02 May 2017 - 06:14 PM

I deleted the content. I don't think I can really start a topic about this. Then I would really need to follow the topic and really get into it, and that's going to be a bit to much if my dp is acting out.. Maybe another time, or maybe someone else does one day. That would be great.


long term sufferer

18 March 2017 - 05:23 PM

Hi there. I'm Vincent and I have been suffering from dp for about 26 years. It has been a long hard road. I'm still hangin on there. I appreciate this site. But I also noticed that the moderators are very strict.... so strict that because I misread the rules or regulations for this forum that I got blocked from the chat a few times. It's fine. I think this is very important that we keep it positive and uplifting. I will try to abide by the rules and regulations. I promise. My social skills are terrible since I have chronic dp... I am aware that I have some problems in expressing myself... especially when it comes to spontanity. Especially that. But I';m still here after 26 years. I'm alive and going on :-) I have many tips and advice but so do you guys have many tips and advice. Hang in there. Stay positive ;-)


suicidal thoughts

24 February 2017 - 09:00 PM

hi there,

 

i'm struggling with dp disorder for 26 years now. im 41 now to be precise. And I feel like im 25 at best because im lagging behind in overall development because the last 26 years i could barely get myself to read, study or write because of severe concentration issues. The social part is lacking as well, and that last is the one thing i struggle with most. I feel devastated last few years. Depleted really. 26 years... is... for me... welll... to cry about really. I don't need cheer ups or saving, but some like minded people who can comment, I think that would help me best.

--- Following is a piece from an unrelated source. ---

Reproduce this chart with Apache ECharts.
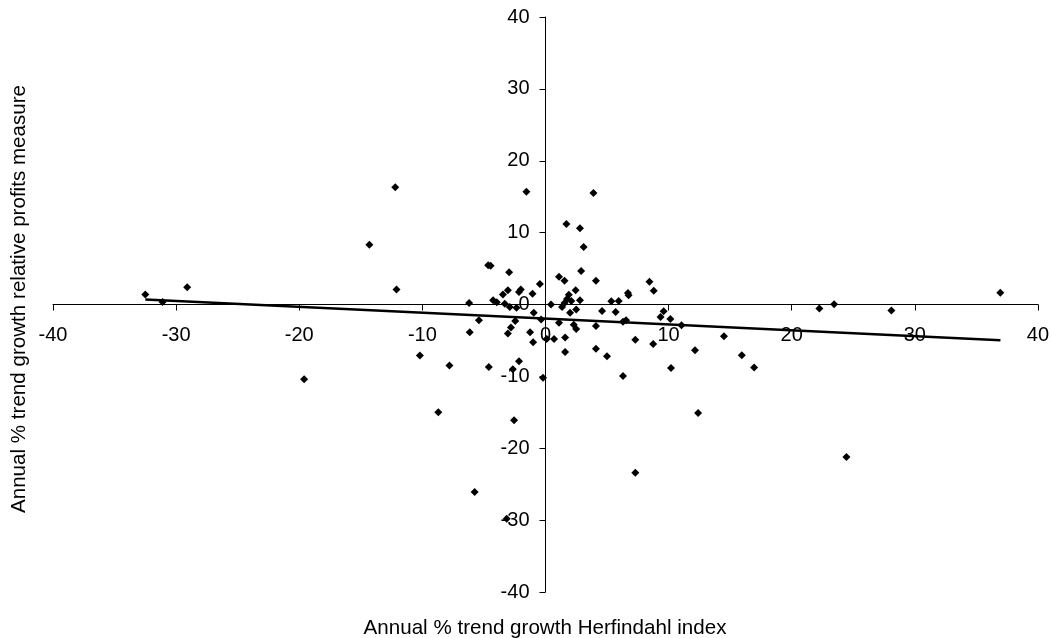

I read and enjoyed other poeples stories last few years, but I never felt capable of posting anything because I myself can barely even communicate without getting confused. I even am jealous of the countless people on this site who seem to be able to place posts almost without efford. And so orderly. I cannot talk or speak without some form of confusion. So I don't understanbd how so many people complain about confusion and yet are able to communicate through this forum without effort it seems.

Even on this forum I feel alone, because you guys seems to type away as if it comes naturally. In that sense I feel that you guys are far better of then me, and that is very strange since we have the same disorder (i did get the diagnosis two years ago).

I mean.... who can live 26 years with emptiness and go on and on and on. Who? Me? well until a certain point yes. But I'm reaching my limits.

anyone having suicidal thoughts as well?

 

And please understand me well pls. I am not promoting anything, I'm just looking for people who can relate.